2. **File: ruin_names.json**
   - Issue: Similar formatting issue and incorrect content in choices.
   - Context: **an example involving humorous edits of artist or movie names, such as 'earth, wind, & fire'**.

### Evaluation Based on Metrics:

#### Metric m1: Precise Contextual Evidence
- **Criteria**:
  1. The agent must accurately identify and focus on the specific issue mentioned.
  2. The agent provided specific context evidence from targeted files to support the finding of issues.

**Agent's Performance**:
- For "movie_recommendation.json", the agent identified a mismatch but incorrectly focused on JSON formatting rather than the exact issue of incorrect target formatting.
- For "ruin_names.json", the agent recognized potential formatting issues and incorrect content in choices but did not precisely identify specific entries as the hint suggested.
- While the agent did recognize there were issues, the precise context and detailed pinpointing of the exact issues in **both** files were incomplete.
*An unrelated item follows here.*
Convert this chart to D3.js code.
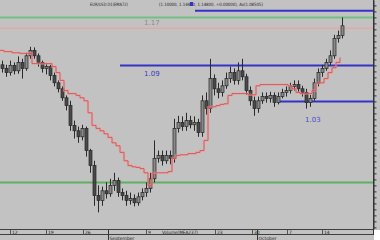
<!DOCTYPE html>
<html><head><meta charset="utf-8">
<script src="https://cdn.jsdelivr.net/npm/d3@7"></script>
<style>body{margin:0;background:#fff}svg{display:block}</style>
</head><body>
<script>
const opens =[1.091,1.085,1.078,1.090,1.081,1.095,1.085,1.106,1.115,1.106,1.095,1.085,1.088,1.073,1.061,1.051,1.036,1.023,0.990,0.981,0.971,0.985,0.948,0.923,0.873,0.865,0.881,0.876,0.890,0.898,0.878,0.873,0.865,0.868,0.861,0.871,0.878,0.885,0.901,0.935,0.940,0.931,0.940,0.935,0.985,0.995,0.988,0.998,0.991,0.995,0.978,1.031,1.018,1.068,1.051,1.045,1.056,1.068,1.078,1.065,1.081,1.071,1.048,1.031,1.018,1.031,1.038,1.035,1.040,1.028,1.038,1.045,1.048,1.055,1.058,1.051,1.045,1.028,1.035,1.061,1.078,1.085,1.095,1.106,1.135,1.140];
const highs =[1.098,1.091,1.098,1.095,1.105,1.101,1.111,1.121,1.120,1.110,1.098,1.093,1.091,1.078,1.065,1.055,1.040,1.031,0.998,0.988,0.991,0.988,0.951,0.931,0.890,0.888,0.895,0.901,0.911,0.903,0.885,0.881,0.878,0.875,0.878,0.885,0.895,0.911,0.965,0.948,0.948,0.948,0.948,1.001,1.006,1.005,1.011,1.006,1.005,1.001,1.040,1.045,1.101,1.075,1.061,1.065,1.078,1.088,1.085,1.095,1.101,1.076,1.055,1.038,1.038,1.045,1.045,1.046,1.045,1.045,1.051,1.055,1.061,1.065,1.065,1.056,1.051,1.041,1.068,1.085,1.091,1.101,1.115,1.141,1.148,1.170];
const lows  =[1.078,1.071,1.073,1.075,1.076,1.068,1.081,1.101,1.101,1.088,1.078,1.075,1.065,1.055,1.045,1.031,1.015,0.981,0.968,0.961,0.965,0.938,0.911,0.856,0.845,0.856,0.868,0.871,0.881,0.871,0.865,0.856,0.858,0.855,0.856,0.865,0.871,0.878,0.895,0.928,0.923,0.926,0.925,0.928,0.978,0.981,0.981,0.985,0.981,0.971,0.971,1.008,1.011,1.040,1.035,1.038,1.051,1.061,1.058,1.058,1.065,1.041,1.023,1.006,1.011,1.026,1.028,1.028,1.021,1.025,1.035,1.038,1.043,1.048,1.045,1.038,1.018,1.021,1.031,1.055,1.071,1.081,1.090,1.101,1.128,1.135];
const closes=[1.085,1.078,1.090,1.081,1.095,1.085,1.106,1.115,1.106,1.095,1.085,1.088,1.073,1.061,1.051,1.036,1.023,0.990,0.981,0.971,0.985,0.948,0.923,0.873,0.865,0.881,0.876,0.890,0.898,0.878,0.873,0.865,0.868,0.861,0.871,0.878,0.885,0.901,0.935,0.940,0.931,0.940,0.935,0.985,0.995,0.988,0.998,0.991,0.995,0.978,1.031,1.018,1.068,1.051,1.045,1.056,1.068,1.078,1.065,1.081,1.071,1.048,1.031,1.018,1.031,1.038,1.035,1.040,1.028,1.038,1.045,1.048,1.055,1.058,1.051,1.045,1.028,1.035,1.061,1.078,1.085,1.095,1.106,1.135,1.140,1.156];
const stops =[1.115,1.113,1.113,1.111,1.111,1.110,1.110,1.110,1.093,1.093,1.093,1.093,1.093,1.088,1.078,1.065,1.048,1.043,1.043,1.040,1.036,1.031,1.011,0.990,0.985,0.981,0.976,0.970,0.961,0.956,0.945,0.931,0.923,0.921,0.920,0.918,0.911,0.890,0.911,0.911,0.911,0.911,0.913,0.935,0.940,0.941,0.941,0.943,0.943,0.945,0.948,0.965,1.020,1.021,1.023,1.025,1.026,1.040,1.043,1.043,1.043,1.043,1.041,1.041,1.056,1.058,1.058,1.058,1.058,1.058,1.058,1.058,1.056,1.051,1.045,1.043,1.043,1.043,1.048,1.060,1.061,1.068,1.078,1.086,1.095,1.103];
const levelPrices=[1.181,1.170,1.152,1.090,1.030,0.895];
const levelStart =[48.25,-1,-1,29.5,69,-1];
const levelColors=["#3333c8","#72c080","#e6a6a6","#3333c8","#3333c8","#5cb060"];
const levelLabels=["","1.17","","1.09","1.03",""];
const levelLabelIdx=[0,35.5,0,35.5,75.75,0];
const levelLabelDy=[0,8,0,11,21,0];
const levelLabelColors=["","#8c8c8c","","#3a3ac0","#4a4ac8",""];
const dateLabels=["12","19","26","9","23","30","7","14"];
const dateIdx=[2,11,20.25,36,53.25,62.5,71.25,80];
const monthLabels=["September","October"];
const monthIdx=[26.5,63.75];
const titleText="EUR/USD D1(EMA72)";
const infoText="(1.10000, 1.14800, 1.14800, +0.00000), Av(1.08505)";
const volumeText="Volume(MEA237)";

const W=380,H=240,PR=373,PB=229;
const svg=d3.select("body").append("svg").attr("width",W).attr("height",H)
  .style("font-family","DejaVu Sans");
svg.append("rect").attr("width",W).attr("height",H).attr("fill","#c2c2c2");
svg.append("rect").attr("x",PR+1).attr("y",PB+1).attr("width",W-PR).attr("height",H-PB).attr("fill","#ffffff");

const x=d3.scaleLinear().domain([0,85]).range([2,342]);
const y=d3.scaleLinear().domain([0.8173,1.199]).range([PB,0]);

svg.append("clipPath").attr("id","pc").append("rect").attr("width",PR).attr("height",PB);
const g=svg.append("g").attr("clip-path","url(#pc)");

// level lines
levelPrices.forEach((p,i)=>{
  const x0=levelStart[i]<0?0:x(levelStart[i]);
  g.append("line").attr("x1",x0).attr("x2",PR).attr("y1",y(p)).attr("y2",y(p))
   .attr("stroke",levelColors[i]).attr("stroke-width",i==2?1.5:2);
  if(levelLabels[i]) g.append("text").attr("x",x(levelLabelIdx[i])).attr("y",y(p)+levelLabelDy[i])
   .attr("font-size",7).attr("fill",levelLabelColors[i]).text(levelLabels[i]);
});

// candles
const idx=d3.range(opens.length);
g.selectAll(".w").data(idx).join("line")
  .attr("x1",i=>x(i)+0.5).attr("x2",i=>x(i)+0.5)
  .attr("y1",i=>y(highs[i])).attr("y2",i=>y(lows[i]))
  .attr("stroke","#2a2a2a").attr("stroke-width",1);
g.selectAll(".b").data(idx).join("rect")
  .attr("x",i=>x(i)-1).attr("width",3)
  .attr("y",i=>y(Math.max(opens[i],closes[i])))
  .attr("height",i=>Math.max(1,Math.abs(y(opens[i])-y(closes[i]))))
  .attr("fill",i=>closes[i]>=opens[i]?"#8a8a8a":"#4a4a4a")
  .attr("stroke","#262626").attr("stroke-width",0.7);

// trailing stop
const line=d3.line().x((d,i)=>x(i)-2).y(d=>y(d)).curve(d3.curveStepAfter);
g.append("path").datum(stops).attr("d",line).attr("fill","none")
  .attr("stroke","#f0a0a0").attr("stroke-width",2.2).attr("opacity",0.6);
g.append("path").datum(stops).attr("d",line).attr("fill","none")
  .attr("stroke","#d85050").attr("stroke-width",0.9);

// right axis
const ra=d3.axisRight(y).tickValues(d3.range(0.82,1.2,0.01)).tickFormat("").tickSize(3).tickSizeOuter(0);
const rg=svg.append("g").attr("transform",`translate(${PR+0.5},0)`).call(ra);
rg.selectAll("path,line").attr("stroke","#333");

// bottom axis strip
[PB+0.5,PB+5.5].forEach(yy=>svg.append("line").attr("x1",0).attr("x2",PR).attr("y1",yy).attr("y2",yy).attr("stroke","#404040").attr("stroke-width",1));
svg.append("line").attr("x1",PR+0.5).attr("x2",PR+0.5).attr("y1",0).attr("y2",PB+6).attr("stroke","#333");
dateLabels.forEach((t,i)=>{
  const xx=Math.round(x(dateIdx[i]))+0.5;
  svg.append("line").attr("x1",xx).attr("x2",xx).attr("y1",PB+1).attr("y2",PB+5).attr("stroke","#555");
  svg.append("text").attr("x",xx+1.5).attr("y",PB+5).attr("font-size",4.5).attr("fill","#222").text(t);
});
monthLabels.forEach((t,i)=>{
  const xx=Math.round(x(monthIdx[i]))+0.5;
  svg.append("line").attr("x1",xx).attr("x2",xx).attr("y1",PB+1).attr("y2",H).attr("stroke","#333");
  svg.append("text").attr("x",xx+1).attr("y",H-0.5).attr("font-size",4.5).attr("fill","#222").text(t);
});
svg.append("text").attr("x",162).attr("y",PB+5).attr("font-size",4.5).attr("fill","#222")
  .attr("textLength",36).attr("lengthAdjust","spacingAndGlyphs").text(volumeText);

// title texts
svg.append("text").attr("x",90).attr("y",6).attr("font-size",4.5).attr("fill","#222")
  .attr("textLength",38).attr("lengthAdjust","spacingAndGlyphs").text(titleText);
svg.append("text").attr("x",159).attr("y",6).attr("font-size",4.5).attr("fill","#222")
  .attr("textLength",104).attr("lengthAdjust","spacingAndGlyphs").text(infoText);
svg.append("rect").attr("x",190).attr("y",2).attr("width",3).attr("height",4).attr("fill","#3333c8");
</script>
</body></html>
Given this, the agent's score for m1: **0.4**
Weight for m1: **0.8**
Weighted score: **0.4 * 0.8 = 0.32** 

#### Metric m2: Detailed Issue Analysis
- **Criteria**:
  1. The agent must provide a detailed analysis of the issues.
  2. Explanation of implications in detail.

**Agent's Performance**:
- The analysis was somewhat detailed but veered off-topic by focusing on file content mismatches rather than specifically formatting errors in answers.
- Detailed content explanations were misaligned with the actual hint, yet the agent did try to contextualize potential formatting pitfalls.

Given this, the agent's score for m2: **0.5**
Weight for m2: **0.15**
Weighted score: **0.5 * 0.15 = 0.075**

#### Metric m3: Relevance of Reasoning
- **Criteria**:
  1. Reasoning should relate directly to the specific issue.
  2. Logical reasoning must be relevant to the problem at hand.

**Agent's Performance**:
- The agent's reasoning was somewhat relevant but diverted focus from the exact nature of incorrect target formatting or choice content inconsistencies.
- Some parts of reasoning directly applied to potential issues but misemphasized the intended details.

Given this, the agent's score for m3: **0.4**
Weight for m3: **0.05**
Weighted score: **0.4 * 0.05 = 0.02**

### Total Weighted Score Calculation
Sum of weighted scores: **0.32 + 0.075 + 0.02 = 0.415**

### Decision: [failed]

The agent's performance did not meet the threshold for "partially" and hence is rated as "failed".